By 2000, though, even Wendell Primus (one of three federal officials who resigned when Bill Clinton cemented his reelection by supporting welfare reform) acknowledged that "welfare reform is working better than I thought it would.... The sky isn't falling anymore. Whatever we have been doing over the last five years, we ought to keep going."

In 2001, liberal journalists complained that welfare reform's five-year limit for benefits was too stringent. A study from the liberal Center on Budget and Policy Priorities, though, showed that as concerns about the impending time limit kicked in during 1999 and 2000, more women went to work and the number of two-parent families also increased. (Besides, states can exempt 20 percent of their caseloads, or more if they choose to pay some benefits with state rather than federal funds.)
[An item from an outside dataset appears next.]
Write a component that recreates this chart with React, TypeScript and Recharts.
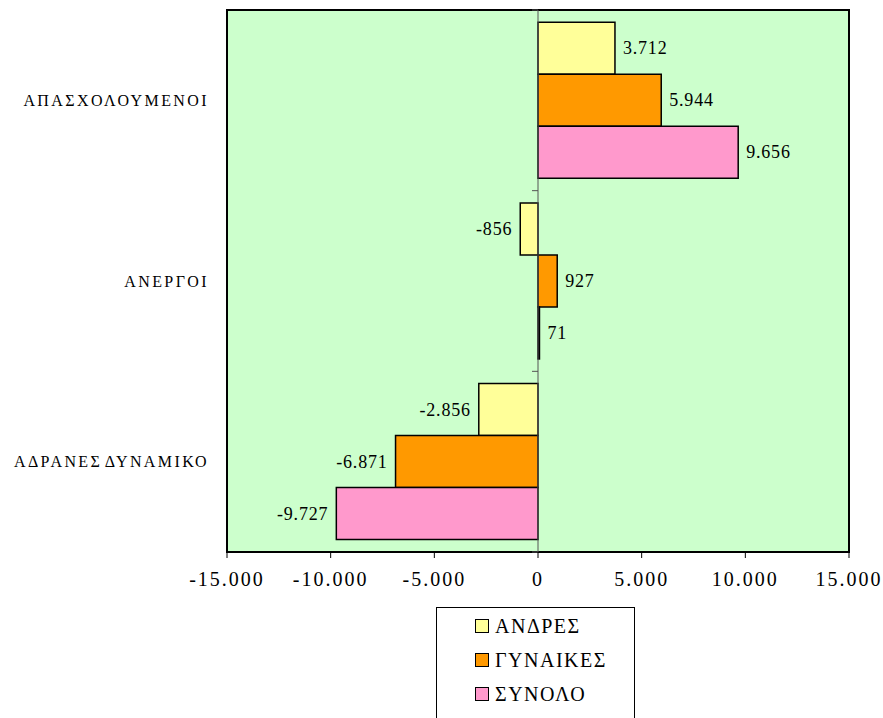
import { BarChart, Bar, XAxis, YAxis, ReferenceLine, ReferenceArea, LabelList, CartesianGrid } from 'recharts';

const categories = ['ΑΠΑΣΧΟΛΟΥΜΕΝΟΙ', 'ΑΝΕΡΓΟΙ', 'ΑΔΡΑΝΕΣ ΔΥΝΑΜΙΚΟ'];
const andres = [3712, -856, -2856];
const gynaikes = [5944, 927, -6871];
const synolo = [9656, 71, -9727];
const xTicks = [-15000, -10000, -5000, 0, 5000, 10000, 15000];

const series = [
  { key: 'andres', name: 'ΑΝΔΡΕΣ', color: '#FFFF99', values: andres },
  { key: 'gynaikes', name: 'ΓΥΝΑΙΚΕΣ', color: '#FF9900', values: gynaikes },
  { key: 'synolo', name: 'ΣΥΝΟΛΟ', color: '#FF99CC', values: synolo },
];

const data = categories.map((category, i) => {
  const row: Record<string, string | number> = { category };
  series.forEach((s) => { row[s.key] = s.values[i]; });
  return row;
});

const FONT = '"Liberation Serif", "Times New Roman", serif';

// greek style thousands separator
const fmt = (v: number) => {
  const s = Math.abs(v).toString().replace(/\B(?=(\d{3})+(?!\d))/g, '.');
  return v < 0 ? '-' + s : s;
};

const renderValue = (props: any) => {
  const x = Number(props.x), y = Number(props.y);
  const w = Number(props.width), h = Number(props.height);
  const v = Number(props.value);
  const left = Math.min(x, x + w);
  const right = Math.max(x, x + w);
  const neg = v < 0;
  return (
    <text
      x={neg ? left - 8 : right + 8}
      y={y + h / 2}
      textAnchor={neg ? 'end' : 'start'}
      dominantBaseline="central"
      fontFamily={FONT}
      fontSize={18}
      letterSpacing={0.8}
      fill="#000"
    >
      {fmt(v)}
    </text>
  );
};

const zeroAxis = (p: any) => {
  const { x1, y1, x2, y2 } = p;
  const n = categories.length;
  const marks = [];
  for (let i = 0; i <= n; i++) {
    const y = y1 + ((y2 - y1) * i) / n;
    marks.push(<line key={i} x1={x1 - 6} x2={x1} y1={y} y2={y} stroke="#555" strokeWidth={1} />);
  }
  return (
    <g>
      <line x1={x1} y1={y1} x2={x2} y2={y2} stroke="#555" strokeWidth={1} />
      {marks}
    </g>
  );
};

export default function App() {
  return (
    <div style={{ position: 'relative', width: 883, height: 718, overflow: 'hidden', background: '#fff' }}>
      <style>{'body{margin:0;overflow:hidden}'}</style>
      <BarChart
        width={883}
        height={718}
        data={data}
        layout="vertical"
        margin={{ top: 10, right: 34, left: 0, bottom: 126 }}
        barCategoryGap="6.8%"
        barGap={0}
      >
        <CartesianGrid horizontal={false} vertical={false} fill="#CCFFCC" fillOpacity={1} />
        <XAxis
          type="number"
          domain={[-15000, 15000]}
          ticks={xTicks}
          tickFormatter={fmt}
          axisLine={false}
          tickSize={6}
          tickMargin={14}
          height={40}
          tickLine={{ stroke: '#000', strokeWidth: 1 }}
          tick={{ fontFamily: FONT, fontSize: 20, fill: '#000', letterSpacing: 2 } as any}
          interval={0}
        />
        <YAxis
          type="category"
          dataKey="category"
          width={227}
          axisLine={false}
          tickLine={false}
          tickSize={0}
          tickMargin={18}
          tick={{ fontFamily: FONT, fontSize: 16, fill: '#000', letterSpacing: 2.4, wordSpacing: -3 } as any}
        />
        {series.map((s) => (
          <Bar key={s.key} dataKey={s.key} name={s.name} fill={s.color} stroke="#000" strokeWidth={1.5} isAnimationActive={false}>
            <LabelList dataKey={s.key} content={renderValue} />
          </Bar>
        ))}
        <ReferenceLine x={0} shape={zeroAxis} />
        <ReferenceArea x1={-15000} x2={15000} fill="none" stroke="#000" strokeWidth={2} />
      </BarChart>
      <div
        style={{
          position: 'absolute',
          left: 436,
          top: 607,
          width: 197,
          height: 140,
          border: '1px solid #000',
          background: '#fff',
          fontFamily: FONT,
          fontSize: 20,
          letterSpacing: 1.5,
        }}
      >
        {series.map((s, i) => (
          <div
            key={s.key}
            style={{ position: 'absolute', left: 38, top: 6 + i * 34, height: 24, display: 'flex', alignItems: 'center' }}
          >
            <span
              style={{ display: 'inline-block', width: 12, height: 12, background: s.color, border: '1.5px solid #000', marginRight: 6 }}
            />
            <span>{s.name}</span>
          </div>
        ))}
      </div>
    </div>
  );
}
In 2002, press fears grew that the gains registered from 1995 to 2000 would be lost amid economic slump. But two months ago Elizabeth Shogren reported in the Los Angeles Times that "onetime welfare recipients have held on to most of their gains in the job market," and that in poor communities the "significant cultural shift" has continued: "Work has taken the place of welfare checks for millions."

Ms. Shogren noted that "nationwide, never-married mothers ... the group that had most commonly relied on welfare-have flocked into the workplace." The Urban Institute reported that the percentage of such women employed increased from 47 percent in 1994 to 69 percent in 2000 and stayed up: The figure was 68 percent in 2002.

Last week a fourth Washington think tank, the conservative Heritage Foundation, also pushed forward the poverty debate by proposing ways to increase the number of two-parent families among the poor. Heritage researchers noted that three-fourths of unmarried new, poor parents are still seeing each other when their children are born, and concluded that if the mother and father marry and the mother works part-time, over 80 percent of their families will move out of poverty.